Deputy leader of the Democratic Unionist Party, Nigel Dodds, said the announcement during political discussions was “unfortunate”. However, he added that the DUP was ready to form an executive in Northern Ireland. “We do not believe in setting red lines and preconditions above issues affecting health, education and the future of our public services. So that Executive is being held up by others,” he said.

Stormont’s parties have yet to reach agreement on forming an executive six weeks after the Assembly election.

Talks to save devolution stalled before Easter with little hope of a deal.

Northern Ireland’s two largest parties, and former power-sharing partners, the DUP and Sinn Féin, have spent weeks blaming each for the failure to restore the institutions.

Long-running rows over a proposed Irish language Act and deep divisions over how to deal with the legacy of the Troubles are holding up a deal.

Sinn Féin also want the former DUP First Minister Arlene Foster to step aside while a public inquiry is completed into a botched renewable energy scheme which overspent by £400m.
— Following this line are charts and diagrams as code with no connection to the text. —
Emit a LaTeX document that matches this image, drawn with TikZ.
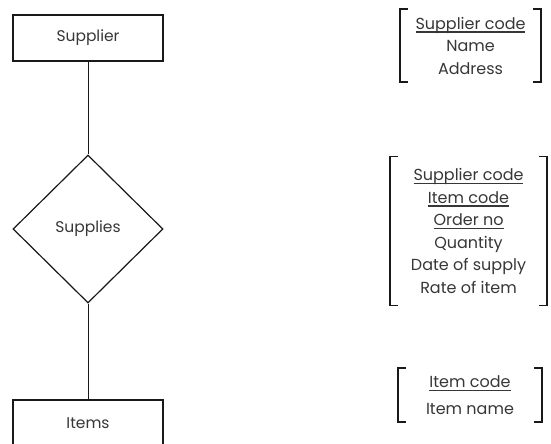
\documentclass[tikz,border=0pt]{standalone}
\usepackage{fontspec}
\setmainfont{Poppins}
\usepackage{tikz}
\usetikzlibrary{shapes.geometric, positioning}
\definecolor{erline}{RGB}{25,25,25}
\definecolor{ertext}{RGB}{55,55,55}
\newcommand{\keyfield}[1]{\setbox0\hbox{#1}\rlap{\copy0}\raisebox{-3.5pt}{\rule{\wd0}{1.5pt}}}
\tikzset{
  entity/.style={rectangle, draw=erline, line width=1.5pt,
    minimum width=150pt, minimum height=46pt,
    font=\fontsize{15.5}{18}\selectfont, text=ertext},
  relation/.style={diamond, draw=erline, line width=1.2pt,
    minimum width=150pt, minimum height=148pt, inner sep=0pt,
    font=\fontsize{15.5}{18}\selectfont, text=ertext},
  attrlist/.style={align=center, inner sep=0pt,
    font=\fontsize{16}{22.5}\selectfont, text=ertext},
  bracket/.style={draw=erline, line width=1.5pt},
  link/.style={draw=erline, line width=1pt}
}
\begin{document}
\begin{tikzpicture}[x=1pt, y=-1pt]
  \useasboundingbox (0,0) rectangle (551,444);
  % Entities and relationship
  \node[entity] (supplier) at (88,38) {Supplier};
  \node[relation] (supplies) at (88,229) {Supplies};
  \node[entity] (items) at (88,423) {Items};
  \draw[link] (supplier) -- (supplies);
  \draw[link] (supplies) -- (items);

  % Attribute lists
  \node[attrlist, minimum width=141pt, minimum height=73pt] (supattr) at (470.5,45.5)
    {\keyfield{Supplier code}\\Name\\Address};
  \node[attrlist, minimum width=157pt, minimum height=149pt] (supplyattr) at (468.5,231)
    {\keyfield{Supplier code}\\\keyfield{Item code}\\\keyfield{Order no}\\Quantity\\Date of supply\\Rate of item};
  \node[attrlist, minimum width=144pt, minimum height=54pt] (itemattr) at (470,395)
    {\keyfield{Item code}\\[4pt]Item name};

  % Brackets
  \draw[bracket] ([xshift=8pt]supattr.north west) -| (supattr.south west) -- ++(8,0);
  \draw[bracket] ([xshift=-8pt]supattr.north east) -| (supattr.south east) -- ++(-8,0);
  \draw[bracket] ([xshift=8pt]supplyattr.north west) -| (supplyattr.south west) -- ++(8,0);
  \draw[bracket] ([xshift=-8pt]supplyattr.north east) -| (supplyattr.south east) -- ++(-8,0);
  \draw[bracket] ([xshift=8pt]itemattr.north west) -| (itemattr.south west) -- ++(8,0);
  \draw[bracket] ([xshift=-8pt]itemattr.north east) -| (itemattr.south east) -- ++(-8,0);
\end{tikzpicture}
\end{document}
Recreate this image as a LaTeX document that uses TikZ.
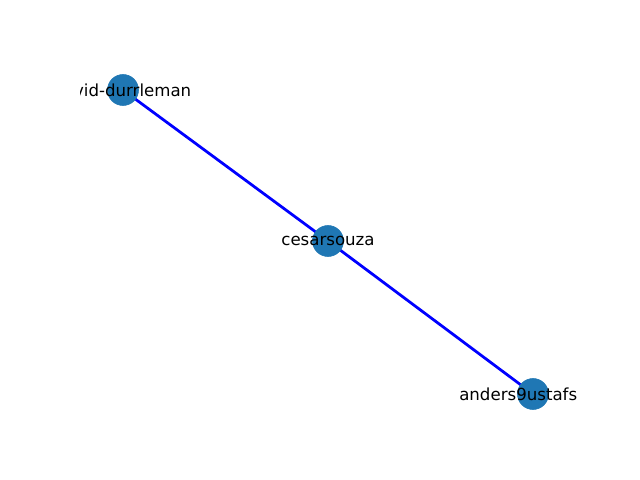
\documentclass[tikz,border=0pt]{standalone}
\usepackage{fontspec}
\setmainfont{DejaVu Sans}
\definecolor{nodeblue}{HTML}{1F77B4}
\begin{document}
\begin{tikzpicture}[x=0.01in,y=-0.01in,
  vertex/.style={circle,fill=nodeblue,draw=nodeblue,inner sep=0pt,minimum size=0.31in},
  edgeline/.style={blue,line width=2pt},
  lbl/.style={inner sep=0pt,font=\fontsize{12pt}{14pt}\selectfont}]
\useasboundingbox (0,0) rectangle (640,480);
\coordinate (pa) at (123,90);
\coordinate (pb) at (328,241);
\coordinate (pc) at (533,394);
\draw[edgeline] (pa) -- (pb);
\draw[edgeline] (pb) -- (pc);
\node[vertex] (a) at (pa) {};
\node[vertex] (b) at (pb) {};
\node[vertex] (c) at (pc) {};
\begin{scope}
\clip (80,0) rectangle (576,480);
\node[lbl,anchor=east] (la) at (191.5,90) {vid-durrleman};
\node[lbl,anchor=west] (lc) at (459,394) {anders9ustafs};
\end{scope}
\node[lbl] (lb) at (pb) {cesarsouza};
\end{tikzpicture}
\end{document}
The scandal surrounding the Renewable Heat Initiative, which was set up by Foster when she was economy minster, led to the collapse of the power-sharing administration in January.

Northern Ireland’s then deputy first minister and Sinn Féin veteran, the late Martin McGuinness, resigned over Foster’s refusal to stand aside.

The collapse led to an Assembly election last month which for the first time resulted in a non-Unionist majority at Stormont and renewed discussion of a United Ireland.

Yesterday it emerged the Ulster Unionist Party is to have talks with the Democratic Unionists about an electoral pact in the “next few days”.

Tom Elliott, the Ulster Unionist MP for Fermanagh and South Tyrone was elected in 2015 with DUP support. In May 2015, the DUP and UUP agreed pacts in four constituencies, including Fermanagh and South Tyrone – the UK’s most tightly- contested seat.

The pact helped Elliott take the seat from Sinn Féin’s Michelle Gildernew – she had held on to it by just four votes in 2010.

Elliott told the BBC it was important that the “people of Northern Ireland have representation at Westminster” and said talks with the DUP would take place in the days ahead to secure the “best agreement around some constituencies”.

SDLP South Down MP Margaret Ritchie rejected any suggestion of her party entering a pact with Sinn Féin.